— Required task —
Restate each line word for word. Leave out every picture.

— Data entries —
********

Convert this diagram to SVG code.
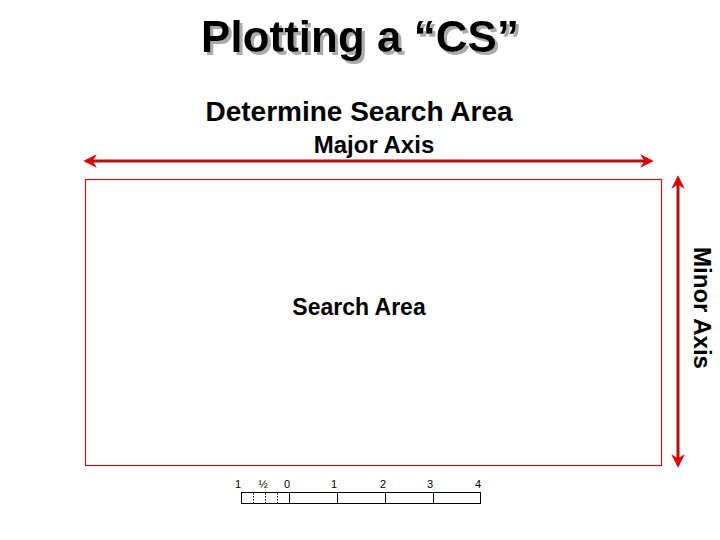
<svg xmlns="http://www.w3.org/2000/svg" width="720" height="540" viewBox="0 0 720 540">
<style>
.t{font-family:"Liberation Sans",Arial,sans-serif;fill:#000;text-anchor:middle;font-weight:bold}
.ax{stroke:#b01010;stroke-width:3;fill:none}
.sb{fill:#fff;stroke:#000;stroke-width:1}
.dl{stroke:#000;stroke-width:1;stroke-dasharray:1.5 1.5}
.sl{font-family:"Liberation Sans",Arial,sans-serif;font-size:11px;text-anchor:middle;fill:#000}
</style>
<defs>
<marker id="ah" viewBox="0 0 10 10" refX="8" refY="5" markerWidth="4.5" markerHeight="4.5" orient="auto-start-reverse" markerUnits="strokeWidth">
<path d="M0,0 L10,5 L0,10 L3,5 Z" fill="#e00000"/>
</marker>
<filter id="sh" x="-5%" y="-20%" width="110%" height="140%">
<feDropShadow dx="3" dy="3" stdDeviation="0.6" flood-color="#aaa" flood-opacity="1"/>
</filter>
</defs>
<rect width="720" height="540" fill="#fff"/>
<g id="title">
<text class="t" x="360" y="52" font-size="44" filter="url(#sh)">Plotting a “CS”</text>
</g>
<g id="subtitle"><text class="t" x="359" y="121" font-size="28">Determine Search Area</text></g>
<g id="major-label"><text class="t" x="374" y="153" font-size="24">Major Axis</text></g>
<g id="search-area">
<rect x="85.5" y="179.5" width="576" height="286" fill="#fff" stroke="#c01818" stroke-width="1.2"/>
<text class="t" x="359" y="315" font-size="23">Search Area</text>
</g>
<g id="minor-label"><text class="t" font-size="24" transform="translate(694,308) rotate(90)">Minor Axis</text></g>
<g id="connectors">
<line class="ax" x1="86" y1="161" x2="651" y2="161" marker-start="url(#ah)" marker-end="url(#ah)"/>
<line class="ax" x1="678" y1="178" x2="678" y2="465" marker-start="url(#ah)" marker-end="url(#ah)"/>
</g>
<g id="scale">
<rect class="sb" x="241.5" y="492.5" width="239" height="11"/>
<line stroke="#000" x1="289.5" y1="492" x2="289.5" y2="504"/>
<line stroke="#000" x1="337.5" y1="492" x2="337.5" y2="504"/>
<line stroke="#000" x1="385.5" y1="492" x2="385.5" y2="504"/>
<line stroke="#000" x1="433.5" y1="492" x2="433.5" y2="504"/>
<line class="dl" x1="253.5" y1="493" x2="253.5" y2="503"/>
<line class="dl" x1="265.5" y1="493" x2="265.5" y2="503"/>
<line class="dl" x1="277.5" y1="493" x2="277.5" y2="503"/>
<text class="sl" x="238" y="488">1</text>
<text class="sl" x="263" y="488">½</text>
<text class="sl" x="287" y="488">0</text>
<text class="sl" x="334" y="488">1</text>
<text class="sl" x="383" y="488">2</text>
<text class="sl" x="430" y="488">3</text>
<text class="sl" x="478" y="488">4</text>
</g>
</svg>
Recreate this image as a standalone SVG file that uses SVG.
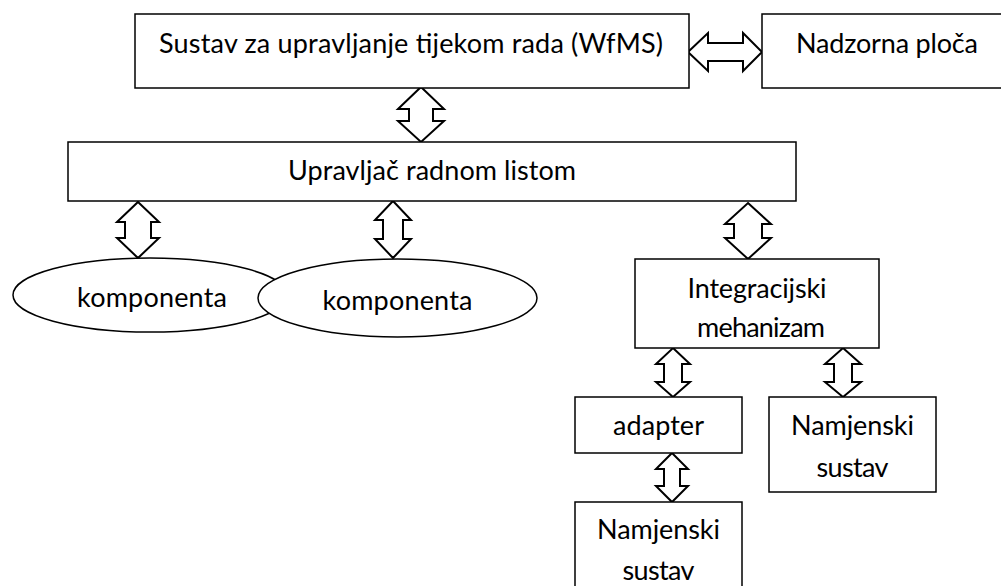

********

— Exercise result —
Convert this diagram to SVG code.
<svg xmlns="http://www.w3.org/2000/svg" width="720" height="540" viewBox="0 0 720 540">
<style>
.t{font-family:"Liberation Sans",Arial,sans-serif;fill:#000;text-anchor:middle;font-weight:bold}
.ax{stroke:#b01010;stroke-width:3;fill:none}
.sb{fill:#fff;stroke:#000;stroke-width:1}
.dl{stroke:#000;stroke-width:1;stroke-dasharray:1.5 1.5}
.sl{font-family:"Liberation Sans",Arial,sans-serif;font-size:11px;text-anchor:middle;fill:#000}
</style>
<defs>
<marker id="ah" viewBox="0 0 10 10" refX="8" refY="5" markerWidth="4.5" markerHeight="4.5" orient="auto-start-reverse" markerUnits="strokeWidth">
<path d="M0,0 L10,5 L0,10 L3,5 Z" fill="#e00000"/>
</marker>
<filter id="sh" x="-5%" y="-20%" width="110%" height="140%">
<feDropShadow dx="3" dy="3" stdDeviation="0.6" flood-color="#aaa" flood-opacity="1"/>
</filter>
</defs>
<rect width="720" height="540" fill="#fff"/>
<g id="title">
<text class="t" x="360" y="52" font-size="44" filter="url(#sh)">Plotting a “CS”</text>
</g>
<g id="subtitle"><text class="t" x="359" y="121" font-size="28">Determine Search Area</text></g>
<g id="major-label"><text class="t" x="374" y="153" font-size="24">Major Axis</text></g>
<g id="search-area">
<rect x="85.5" y="179.5" width="576" height="286" fill="#fff" stroke="#c01818" stroke-width="1.2"/>
<text class="t" x="359" y="315" font-size="23">Search Area</text>
</g>
<g id="minor-label"><text class="t" font-size="24" transform="translate(694,308) rotate(90)">Minor Axis</text></g>
<g id="connectors">
<line class="ax" x1="86" y1="161" x2="651" y2="161" marker-start="url(#ah)" marker-end="url(#ah)"/>
<line class="ax" x1="678" y1="178" x2="678" y2="465" marker-start="url(#ah)" marker-end="url(#ah)"/>
</g>
<g id="scale">
<rect class="sb" x="241.5" y="492.5" width="239" height="11"/>
<line stroke="#000" x1="289.5" y1="492" x2="289.5" y2="504"/>
<line stroke="#000" x1="337.5" y1="492" x2="337.5" y2="504"/>
<line stroke="#000" x1="385.5" y1="492" x2="385.5" y2="504"/>
<line stroke="#000" x1="433.5" y1="492" x2="433.5" y2="504"/>
<line class="dl" x1="253.5" y1="493" x2="253.5" y2="503"/>
<line class="dl" x1="265.5" y1="493" x2="265.5" y2="503"/>
<line class="dl" x1="277.5" y1="493" x2="277.5" y2="503"/>
<text class="sl" x="238" y="488">1</text>
<text class="sl" x="263" y="488">½</text>
<text class="sl" x="287" y="488">0</text>
<text class="sl" x="334" y="488">1</text>
<text class="sl" x="383" y="488">2</text>
<text class="sl" x="430" y="488">3</text>
<text class="sl" x="478" y="488">4</text>
</g>
</svg>
Recreate this image as a standalone SVG file that uses SVG.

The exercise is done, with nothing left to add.